Claro que existe la porción del pueblo argentino que, por formación y nivel cultural, comprende que no existe futuro próspero por ese camino. Pero, abrumado por su minoría, ha optado por abandonar la lucha, ha exportado sus ahorros y busca en el extranjero lo que su patria no es ya capaz de darle. Es fácil verla: buena parte de ella está en Miami y protagoniza diálogos como el que encabeza esta reflexión.
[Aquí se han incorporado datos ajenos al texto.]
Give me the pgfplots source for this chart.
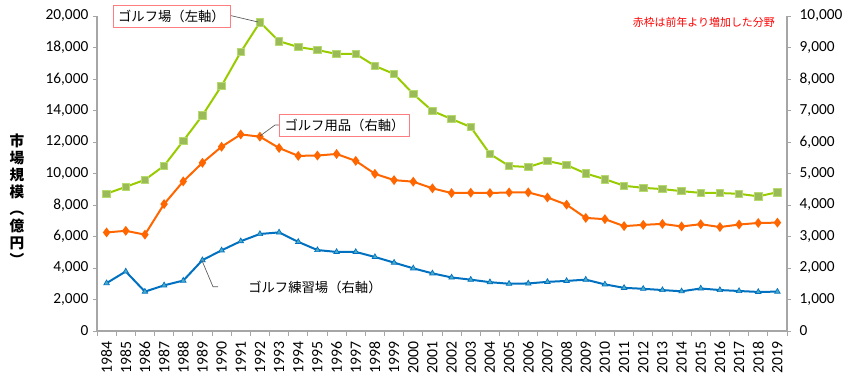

Alguien podría objetar que otros pueblos latinoamericanos han podido recuperarse de una orgia de populismo destructor. El propio pueblo de Chile es un ejemplo de ello, al punto que hasta los sectores políticos más extremos se enconan cuando se les acusa de populistas. Pero hay una diferencia grande entre lo que podríamos llamar populismo rico y su pariente pobre. Cuando una aventura populista se inicia con las reservas con que lo hizo la dupla Perón – Evita y las consecuencias críticas se presentan cuando ya no gobiernan, la leyenda de La Edad de Oro tiene un poder tan enervante y tan persistente como la que está llevando a la Argentina a su ruina final. Ese ejemplo nos hace temer que el populismo desatado en Venezuela por Hugo Chávez con el respaldo inicial de una riqueza petrolera inconmensurable, procree otra leyenda de Edad de Oro que tare por largo tiempo la recuperación de ese desgraciado país, a pesar de la demolición que le ha significado el desastre de Nicolás Maduro.
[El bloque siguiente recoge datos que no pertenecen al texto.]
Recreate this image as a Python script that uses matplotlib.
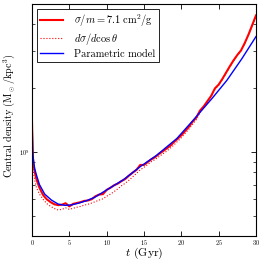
import numpy as np
import matplotlib
matplotlib.use("Agg")
import matplotlib.pyplot as plt
from matplotlib.ticker import NullFormatter

plt.rcParams['font.family'] = ['cmr10', 'DejaVu Serif']
plt.rcParams['mathtext.fontset'] = 'cm'
plt.rcParams['axes.unicode_minus'] = False
plt.rcParams['axes.formatter.use_mathtext'] = True

# Parametric model (blue): time (Gyr), log10 central density
t_model = [0, 0.1, 0.2, 0.36, 0.6, 1.0, 1.7, 2.6, 3.5, 4.4, 5.3, 6.2, 7.3, 8.4, 10,
           12.2, 14.5, 16.7, 19.4, 21.6, 24.1, 26.1, 28.1, 30]
log_model = [9.16, 9.00, 8.96, 8.92, 8.89, 8.845, 8.80, 8.772, 8.753, 8.747, 8.749,
             8.757, 8.769, 8.785, 8.82, 8.867, 8.93, 8.984, 9.063, 9.15, 9.252,
             9.338, 9.44, 9.545]

# sigma/m = 7.1 cm^2/g simulation (red solid)
t_sim = [0, 0.1, 0.2, 0.4, 0.6, 1.0, 1.5, 2.0, 2.5, 3.0, 3.5, 4.0, 4.5, 5.0, 5.5,
         6.0, 6.5, 7.0, 7.5, 8.0, 8.5, 9.0, 9.5, 10, 10.5, 11, 11.5, 12, 12.5, 13,
         13.5, 14, 14.5, 15, 15.5, 16, 16.5, 17, 17.5, 18, 18.5, 19, 19.5, 20,
         20.5, 21, 21.5, 22, 22.5, 23, 23.5, 24, 24.5, 25, 25.5, 26, 26.5, 27,
         27.5, 28, 28.5, 29, 29.5, 30]
log_sim = [9.14, 8.98, 8.94, 8.90, 8.87, 8.83, 8.795, 8.775, 8.762, 8.752, 8.748,
           8.750, 8.757, 8.742, 8.754, 8.758, 8.762, 8.768, 8.770, 8.776, 8.790,
           8.798, 8.800, 8.820, 8.830, 8.842, 8.850, 8.862, 8.872, 8.888, 8.902,
           8.915, 8.938, 8.938, 8.952, 8.965, 8.975, 8.990, 9.002, 9.015, 9.028,
           9.046, 9.062, 9.078, 9.098, 9.118, 9.142, 9.162, 9.195, 9.215, 9.240,
           9.265, 9.300, 9.318, 9.345, 9.375, 9.405, 9.433, 9.458, 9.480, 9.515,
           9.555, 9.600, 9.645]

# dsigma/dcos(theta) simulation (red dotted)
t_ang = [0, 0.1, 0.2, 0.4, 0.6, 1.0, 1.5, 2.0, 2.5, 3.0, 3.5, 4.0, 4.5, 5.0, 5.5,
         6.0, 6.5, 7.0, 7.5, 8.0, 8.5, 9.0, 9.5, 10, 10.5, 11, 11.5, 12, 12.5, 13,
         13.5, 14, 14.5, 15, 15.5, 16, 16.5, 17, 17.5, 18, 18.5, 19, 19.5, 20,
         20.5, 21, 21.5, 22, 22.5, 23, 23.5, 24, 24.5, 25, 25.5, 26, 26.5, 27,
         27.5, 28, 28.5, 29, 29.5, 30]
log_ang = [9.10, 8.95, 8.90, 8.86, 8.83, 8.80, 8.775, 8.755, 8.742, 8.732, 8.725,
           8.728, 8.735, 8.728, 8.733, 8.738, 8.742, 8.748, 8.752, 8.758, 8.765,
           8.772, 8.778, 8.790, 8.800, 8.812, 8.825, 8.840, 8.852, 8.866, 8.882,
           8.898, 8.915, 8.927, 8.940, 8.954, 8.964, 8.977, 8.990, 9.002, 9.017,
           9.032, 9.050, 9.067, 9.087, 9.107, 9.130, 9.152, 9.185, 9.210, 9.235,
           9.262, 9.295, 9.315, 9.343, 9.372, 9.402, 9.430, 9.456, 9.478, 9.512,
           9.552, 9.597, 9.642]

fig = plt.figure(figsize=(2.64, 2.62), dpi=100)
ax = fig.add_axes([32/264, 1-236/262, 224/264, 232/262])

ax.plot(t_sim, 10**np.array(log_sim), color='red', lw=1.5,
        label=r'$\sigma/m = 7.1\ \mathrm{cm}^2/\mathrm{g}$')
ax.plot(t_ang, 10**np.array(log_ang), color='red', lw=0.8, ls=':',
        label=r'$d\sigma/d\cos\theta$')
ax.plot(t_model, 10**np.array(log_model), color='blue', lw=1.0,
        label='Parametric model')

ax.set_yscale('log')
ax.set_xlim(0, 30)
ax.set_ylim(4e8, 5e9)
ax.set_xticks([0, 5, 10, 15, 20, 25, 30])
ax.yaxis.set_minor_formatter(NullFormatter())
ax.tick_params(which='both', direction='in', top=True, right=True, labelsize=4.5, pad=1.5)
ax.tick_params(which='major', length=3.5, width=0.6)
ax.tick_params(which='minor', length=2, width=0.5)
for s in ax.spines.values():
    s.set_linewidth(0.8)

ax.set_xlabel(r'$t$ (Gyr)', fontsize=8.5)
ax.set_ylabel(r'Central density (M$_\odot$/kpc$^3$)', fontsize=7.3)
ax.yaxis.set_label_coords(-0.068, 0.52)
ax.xaxis.set_label_coords(0.5, -0.042)

leg = ax.legend(loc='upper left', fontsize=7.5, frameon=True, fancybox=False,
                edgecolor='black', framealpha=1, handlelength=2.2,
                handletextpad=1.0, borderpad=0.35,
                borderaxespad=0.45, labelspacing=0.2)
leg.get_frame().set_linewidth(0.6)

fig.savefig('out.png', dpi=100)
Desde que estas reflexiones comenzaron a encontrar el papel y la pluma, ya se produjo la primera profecía ominosa de mi amigo de Miami, y no fue otra que el resultado de las elecciones primarias del domingo 11 de agosto. Salvo que ocurra algo inimaginable, seguirán todas las otras: nueva etapa del estado populista, un nuevo escandaloso “default” internacional, otro corralito, otra hiperinflación, otra corrupción gigantesca, otra fuga de capitales por cuanto agujero se pueda encontrar, otra oleada de inversiones inmobiliarias argentinas en Miami. ¡Qué pena!
Si Andrew Lloyd Webber, en lugar de ser un genio musical fuera, además un buen observador político, no habría compuesto “No llores por mí, Argentina” y la habría sustituido por una canción igualmente notable que dijera “Llora por ti, Argentina”.